Job: Copy out all the lines where "React" shows up.

□ □ □ □ □

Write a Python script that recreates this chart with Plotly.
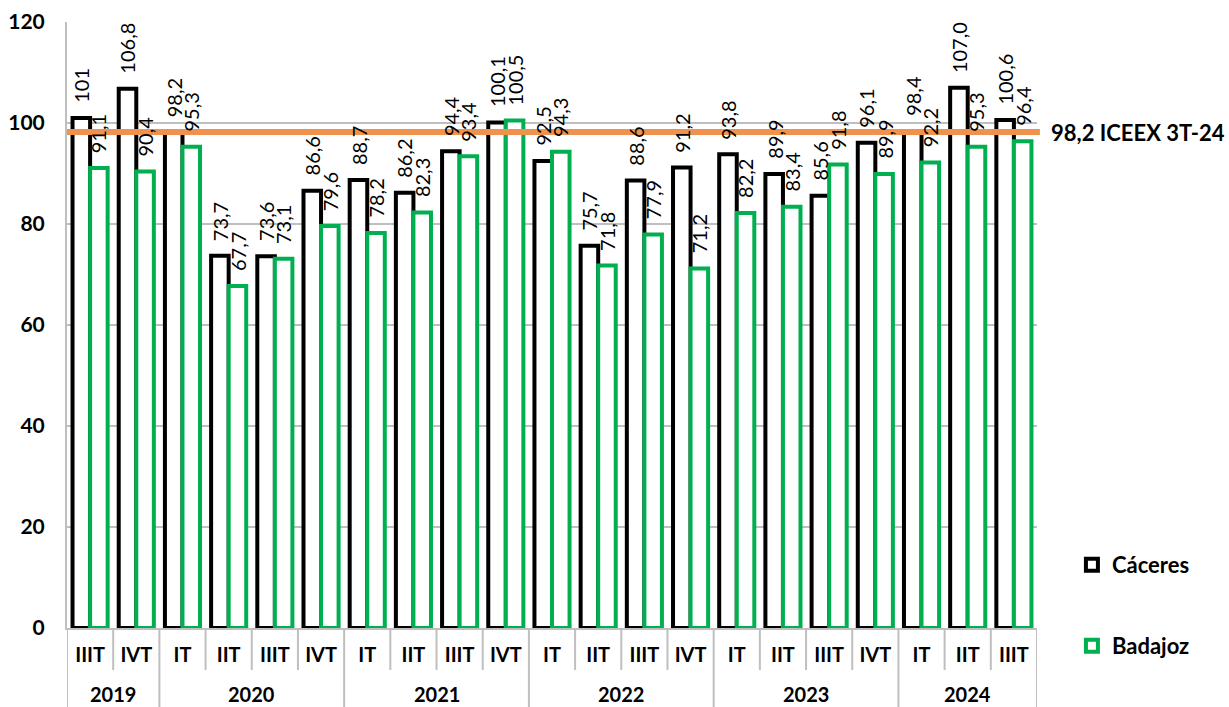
import plotly.graph_objects as go

years = ["2019"] * 2 + ["2020"] * 4 + ["2021"] * 4 + ["2022"] * 4 + ["2023"] * 4 + ["2024"] * 3
quarters = ["IIIT", "IVT",
            "IT", "IIT", "IIIT", "IVT",
            "IT", "IIT", "IIIT", "IVT",
            "IT", "IIT", "IIIT", "IVT",
            "IT", "IIT", "IIIT", "IVT",
            "IT", "IIT", "IIIT"]
caceres = [101, 106.8, 98.2, 73.7, 73.6, 86.6, 88.7, 86.2, 94.4, 100.1, 92.5,
           75.7, 88.6, 91.2, 93.8, 89.9, 85.6, 96.1, 98.4, 107.0, 100.6]
badajoz = [91.1, 90.4, 95.3, 67.7, 73.1, 79.6, 78.2, 82.3, 93.4, 100.5, 94.3,
           71.8, 77.9, 71.2, 82.2, 83.4, 91.8, 89.9, 92.2, 95.3, 96.4]
caceres_labels = ["101"] + [f"{v:.1f}".replace(".", ",") for v in caceres[1:]]
badajoz_labels = [f"{v:.1f}".replace(".", ",") for v in badajoz]
iceex_value = 98.2
iceex_label = "98,2 ICEEX 3T-24"

FONT = "Lato"
GREEN = "#00B050"
GRID = "#BFBFBF"
PLOT_H = 606  # px height of the plot area
BAR_W = 0.38

# unique category ids, shown with the quarter names
cats = [f"{y}-{q}" for y, q in zip(years, quarters)]

fig = go.Figure()
series = [("Cáceres", caceres, caceres_labels, "black", -BAR_W, "legend"),
          ("Badajoz", badajoz, badajoz_labels, GREEN, 0, "legend2")]
for name, vals, labels, color, offset, leg in series:
    fig.add_trace(go.Bar(
        x=cats, y=vals, name=name, width=BAR_W, offset=offset,
        marker=dict(color="white", line=dict(color=color, width=4)),
        legend=leg,
    ))
    # value labels as annotations so they sit above the reference line
    for k, (v, t) in enumerate(zip(vals, labels)):
        fig.add_annotation(x=k + offset + BAR_W / 2, y=v, text=t, textangle=-90,
                           showarrow=False, yanchor="bottom", yshift=13,
                           font=dict(family=FONT, size=20, color="black"))

# reference line
fig.add_shape(type="line", xref="paper", x0=0, x1=1.003, yref="y",
              y0=iceex_value, y1=iceex_value,
              line=dict(color="#F0924E", width=6), layer="above")
fig.add_annotation(xref="paper", x=1.012, yref="y", y=iceex_value,
                   text=f"<b>{iceex_label}</b>", showarrow=False,
                   xanchor="left", yanchor="middle",
                   font=dict(family=FONT, size=22, color="black"))

# separators below the axis: short between quarters, long between years
for k in range(len(cats) + 1):
    new_year = k == 0 or k == len(cats) or years[k] != years[k - 1]
    depth = 79 / PLOT_H if new_year else 42 / PLOT_H
    fig.add_shape(type="line", xref="x", x0=k - 0.5, x1=k - 0.5,
                  yref="paper", y0=0, y1=-depth,
                  line=dict(color=GRID, width=2))

# year labels
start = 0
for k in range(1, len(cats) + 1):
    if k == len(cats) or years[k] != years[start]:
        fig.add_annotation(xref="x", x=(start + k - 1) / 2, yref="paper",
                           y=-(694 - 628) / PLOT_H, text=f"<b>{years[start]}</b>",
                           showarrow=False, yanchor="middle",
                           font=dict(family=FONT, size=20, color="black"))
        start = k

legend_style = dict(font=dict(family=FONT, size=22, color="black", weight="bold"),
                    xanchor="left", yanchor="middle", bgcolor="rgba(0,0,0,0)")
fig.update_layout(
    width=1229, height=707,
    margin=dict(l=67, r=192, t=22, b=79),
    paper_bgcolor="white", plot_bgcolor="white",
    barmode="overlay",
    showlegend=True,
    legend=dict(x=1.036, y=(628 - 565) / PLOT_H, **legend_style),
    legend2=dict(x=1.036, y=(628 - 646) / PLOT_H, **legend_style),
    font=dict(family=FONT, color="black"),
)
fig.update_yaxes(range=[0, 120], dtick=20, showgrid=True, gridcolor=GRID,
                 gridwidth=2, showline=True, linecolor=GRID, linewidth=2,
                 zeroline=False, automargin=False, ticks="",
                 tickfont=dict(family=FONT, size=21, weight="bold"),
                 ticklabelstandoff=16)
fig.update_xaxes(type="category", showline=True, linecolor=GRID, linewidth=2,
                 ticks="", automargin=False, tickmode="array",
                 tickvals=cats, ticktext=quarters, tickangle=0,
                 ticklabelstandoff=8, range=[-0.5, len(cats) - 0.5],
                 tickfont=dict(family=FONT, size=20, weight="bold"))

fig.write_html("out.html", config={"displayModeBar": False},
               post_script="document.body.style.margin='0';")
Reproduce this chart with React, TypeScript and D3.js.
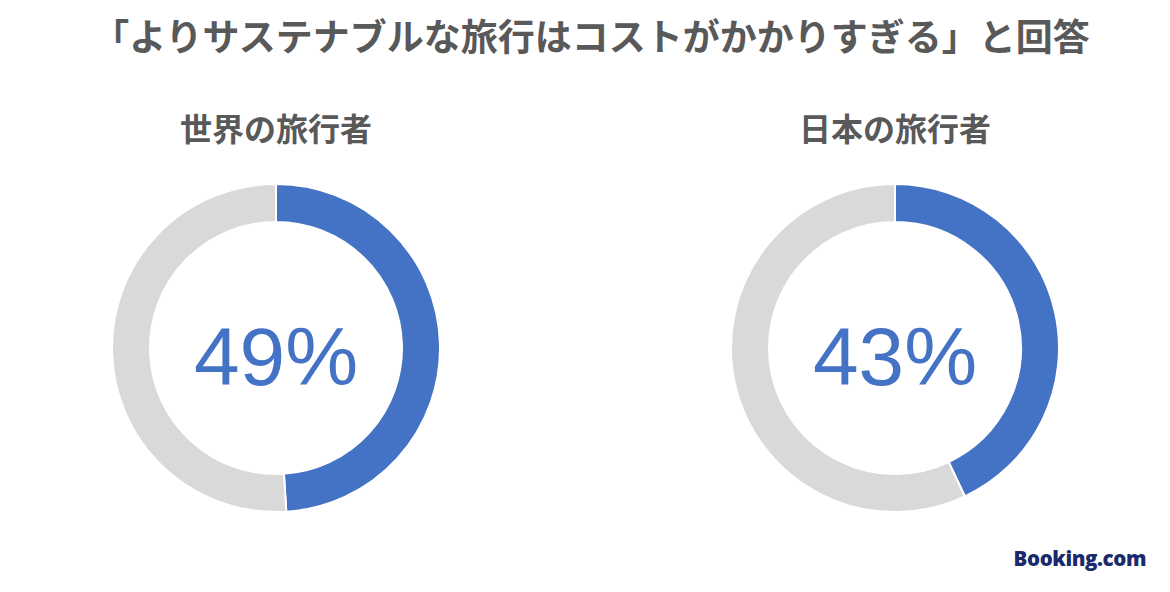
import React from 'react';
import * as d3 from 'd3';

const groups = ['世界の旅行者', '日本の旅行者'];
const values = [49, 43];
const title = '「よりサステナブルな旅行はコストがかかりすぎる」と回答';

const width = 1170;
const height = 592;

const Donut: React.FC<{ label: string; value: number; cx: number; cy: number }> = ({ label, value, cx, cy }) => {
  const pie = d3.pie<number>().sort(null).value(d => d);
  const arcs = pie([value, 100 - value]);
  const arc = d3.arc<d3.PieArcDatum<number>>().innerRadius(126).outerRadius(164);
  const colors = ['#4472C4', '#D9D9D9'];

  return (
    <g transform={`translate(${cx},${cy})`}>
      <text
        y={-207}
        textAnchor="middle"
        fontSize={32}
        fontWeight="bold"
        fill="#595959"
        fontFamily="'Noto Sans CJK JP', sans-serif"
      >
        {label}
      </text>
      {arcs.map((a, i) => (
        <path key={i} d={arc(a) ?? ''} fill={colors[i]} stroke="#fff" strokeWidth={2} />
      ))}
      <text
        y={37}
        textAnchor="middle"
        fontSize={82}
        fill="#4472C4"
        fontFamily="'Liberation Sans', Arial, sans-serif"
      >
        {value}%
      </text>
    </g>
  );
};

export default function App() {
  const x = d3.scalePoint<string>().domain(groups).range([276, 895]);

  return (
    <svg width={width} height={height} style={{ position: 'absolute', left: 0, top: 0 }}>
      <rect width={width} height={height} fill="#fff" />
      <text
        x={591}
        y={51}
        textAnchor="middle"
        fontSize={37}
        fontWeight="bold"
        fill="#595959"
        fontFamily="'Noto Sans CJK JP', sans-serif"
      >
        {title}
      </text>
      {groups.map((g, i) => (
        <Donut key={g} label={g} value={values[i]} cx={x(g) ?? 0} cy={348} />
      ))}
      <text
        x={1146}
        y={566}
        textAnchor="end"
        fontSize={20.5}
        fontWeight={800}
        fill="#1B2A6B"
        fontFamily="'Open Sans', 'DejaVu Sans', sans-serif"
        letterSpacing={-0.4}
      >
        Booking.com
      </text>
    </svg>
  );
}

□ □ □ □ □

Written response:
Reproduce this chart with React, TypeScript and D3.js.
import React from 'react';
const Donut: React.FC<{ label: string; value: number; cx: number; cy: number }> = ({ label, value, cx, cy }) => {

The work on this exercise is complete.